Hurricane Florence smashed into the US East Coast Friday with howling winds, torrential rains and life-threatening storm surges as emergency crews scrambled to rescue hundreds of people stranded in their homes by flood waters.
Forecasters warned of catastrophic flooding and other mayhem from the monster storm, which is only Category 1 but physically sprawling and dangerous.
The port city of Wilmington woke Friday to the sound of exploding electrical transformers with strong gusts throwing street signs and other debris as well as water in all directions, according to reports from the scene.
The storm officially made landfall near Wrightsville Beach, North Carolina at 7.15am local time (1115 GMT), the US National Hurricane Center said.
Ken Graham, the NHC's director, warned the slow pace of the storm exacerbated its danger even to areas outside its immediate path. "The longer you have this hurricane wind flow, the longer you push that water well inland," he said.
Rescue workers in North Carolina meanwhile were scrambling to save people stranded in their homes.
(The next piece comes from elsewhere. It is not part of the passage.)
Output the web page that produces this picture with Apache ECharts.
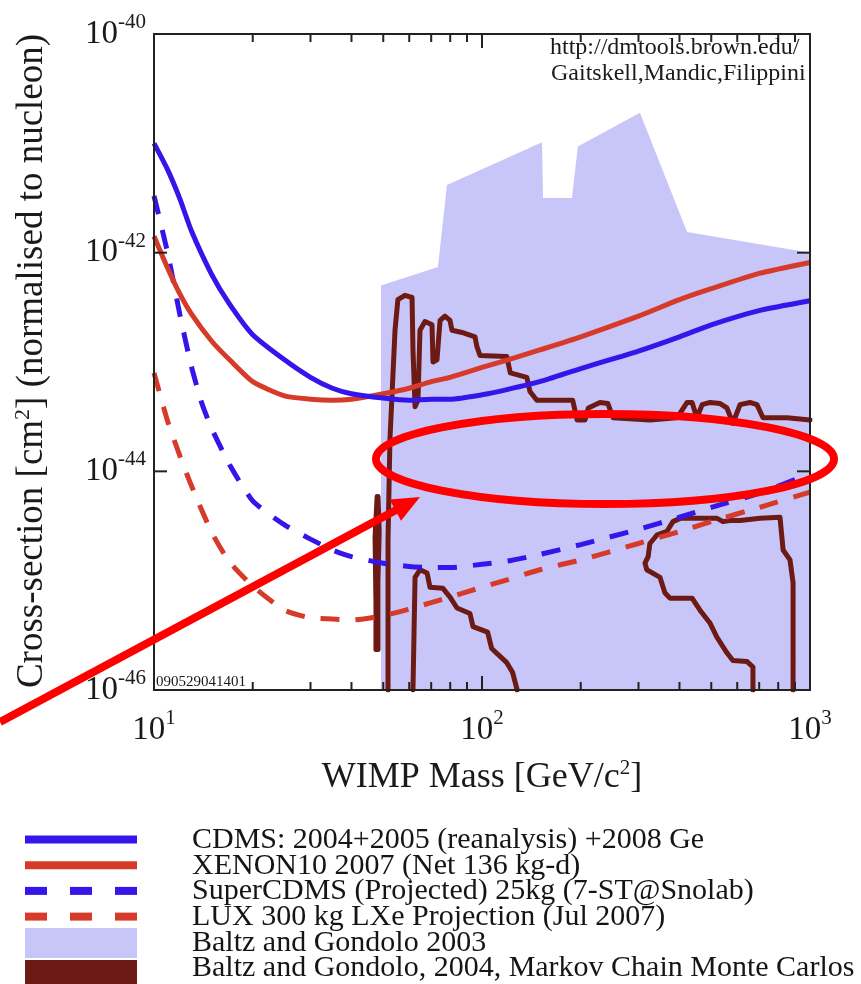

Video footage showed parking lots in the riverfront town of New Bern turn into shallow lakes of dirty gray water as heavy rain fell.
New Bern Police Lieutenant David Daniels said early Friday morning that between 150 and 200 people had been rescued so far, with others still waiting for help.
It added the greatest threats to life came from storm-surges while "catastrophic flash flooding and prolonged significant river flooding" was expected, with some areas receiving up to 40 inches of rainfall.
In a display of the early effects of the storm, one flood gauge on the Neuse River in New Bern, North Carolina, showed 10 feet (three metres) of flooding, the NHC said.
With winds picking up along the coastline earlier Thursday, federal and state officials had issued final appeals to residents to get out of the path of the "once in a lifetime" weather system.
A tornado watch was also in effect for parts of North Carolina.
Brock Long, the administrator of the Federal Emergency Management Agency (FEMA), warned the danger was not only along the coast: "Inland flooding kills a lot of people, unfortunately, and that's what we're about to see," he said.
About 1.7 million people in North Carolina, South Carolina and Virginia are under voluntary or mandatory evacuation orders and millions of others live in areas likely to be affected by the storm.